Why pretend otherwise? Why act as if the center could somehow hold, as if the right mix of same-old and not-quite-new faces and stories could do justice to a protean art form and a disunited public? It’s time to tear up the blueprints and start again.

What does that mean, in practice? For one thing, it means continuing to expand academy membership in the interests of geographical, generational and cultural diversity. The more voters, the better. For another, I think it means treating the “Parasite” victory not as an outlier but as a harbinger. That movie, a twisty, impeccably directed, brilliantly acted thriller laced with stinging, humanistic social criticism, fulfilled the Oscar ideal better than any mainstream Hollywood production since, I don’t know, “Silence of the Lambs”? “The Apartment”? “Casablanca”? And there are more where it came from, by which I don’t just mean South Korea or Bong’s dazzling imagination.

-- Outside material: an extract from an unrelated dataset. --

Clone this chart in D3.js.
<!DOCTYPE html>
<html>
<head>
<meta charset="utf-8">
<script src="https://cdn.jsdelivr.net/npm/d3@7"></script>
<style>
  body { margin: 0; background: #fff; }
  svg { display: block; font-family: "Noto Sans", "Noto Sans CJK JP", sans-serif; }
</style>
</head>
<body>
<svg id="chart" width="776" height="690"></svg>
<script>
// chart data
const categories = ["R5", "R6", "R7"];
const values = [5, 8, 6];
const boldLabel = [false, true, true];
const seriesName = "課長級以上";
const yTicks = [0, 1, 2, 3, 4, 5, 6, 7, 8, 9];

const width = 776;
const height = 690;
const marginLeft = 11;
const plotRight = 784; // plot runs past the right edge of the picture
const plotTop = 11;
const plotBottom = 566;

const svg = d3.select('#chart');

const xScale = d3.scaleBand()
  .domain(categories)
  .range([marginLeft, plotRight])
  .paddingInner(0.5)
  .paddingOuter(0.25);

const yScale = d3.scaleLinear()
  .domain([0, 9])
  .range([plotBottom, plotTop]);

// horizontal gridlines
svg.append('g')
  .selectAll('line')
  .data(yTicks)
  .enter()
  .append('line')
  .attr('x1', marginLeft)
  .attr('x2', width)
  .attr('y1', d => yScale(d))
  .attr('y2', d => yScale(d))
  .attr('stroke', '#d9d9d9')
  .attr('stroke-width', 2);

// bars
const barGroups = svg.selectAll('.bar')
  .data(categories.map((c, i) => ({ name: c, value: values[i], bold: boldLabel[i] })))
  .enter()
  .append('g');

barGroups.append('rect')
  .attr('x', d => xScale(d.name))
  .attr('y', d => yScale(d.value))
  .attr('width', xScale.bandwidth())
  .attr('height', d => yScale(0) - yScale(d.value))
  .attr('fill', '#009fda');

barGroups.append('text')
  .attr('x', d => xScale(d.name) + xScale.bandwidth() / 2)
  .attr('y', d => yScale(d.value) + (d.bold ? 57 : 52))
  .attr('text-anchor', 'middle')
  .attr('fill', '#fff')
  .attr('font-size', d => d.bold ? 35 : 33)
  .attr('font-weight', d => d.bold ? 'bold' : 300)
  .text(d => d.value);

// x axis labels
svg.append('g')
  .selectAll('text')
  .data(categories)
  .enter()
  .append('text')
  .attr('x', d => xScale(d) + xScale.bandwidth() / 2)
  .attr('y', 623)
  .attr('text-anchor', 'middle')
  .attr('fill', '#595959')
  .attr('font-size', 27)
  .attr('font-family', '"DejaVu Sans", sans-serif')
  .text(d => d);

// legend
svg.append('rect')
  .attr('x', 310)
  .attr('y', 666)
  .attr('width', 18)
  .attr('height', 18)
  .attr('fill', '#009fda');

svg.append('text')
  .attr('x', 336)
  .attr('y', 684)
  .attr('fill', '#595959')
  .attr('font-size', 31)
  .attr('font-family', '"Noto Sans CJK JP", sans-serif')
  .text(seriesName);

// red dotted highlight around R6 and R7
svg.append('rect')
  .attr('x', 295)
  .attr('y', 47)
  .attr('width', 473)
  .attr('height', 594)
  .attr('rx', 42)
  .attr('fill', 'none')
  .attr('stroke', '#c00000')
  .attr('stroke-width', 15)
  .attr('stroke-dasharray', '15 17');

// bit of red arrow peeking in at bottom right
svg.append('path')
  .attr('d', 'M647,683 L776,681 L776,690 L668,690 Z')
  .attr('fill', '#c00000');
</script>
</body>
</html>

The academy should abolish the best international feature ghetto, with its arcane rules of entry and its dubious reliance on the tastes of government functionaries, and make best picture an explicitly international category.

Or else — and in addition — find new ways of designating excellence. Get smaller and bigger at the same time, by giving space and attention to the odd, the experimental and the handmade as well as the gaudy and the grand. Undo the stultifying hierarchy of genres that routinely excludes comedy, horror, action and art. This could involve a simple change in attitude or taste, but it might require a formal change of rules. What if there were genre- or budget-level categories (best comic-book film; best million-dollar movie), and those films were also eligible for best picture? What if the Oscars took inspiration from bracketology and list-obsessed media to open up voters’ thinking? Millions of movie fans cast fake ballots every year. What if there were a way to make those ballots real?

I don’t know if any of those ideas would work, or if they’re good ideas. The point, in any case, is to stop holding movies up to a vague, sentimental standard of what they once were and try to understand them as they actually are. The Oscars take themselves too seriously, and as a result they don’t take movies seriously enough, don’t fully acknowledge their power, variety and capacity for change. We should worry less about continuity and tradition, about preserving old folkways and narrow canons, and more about illuminating and exploring a history that is still unfamiliar to many movie lovers, and still very much up for grabs even as it is part of a widely shared inheritance.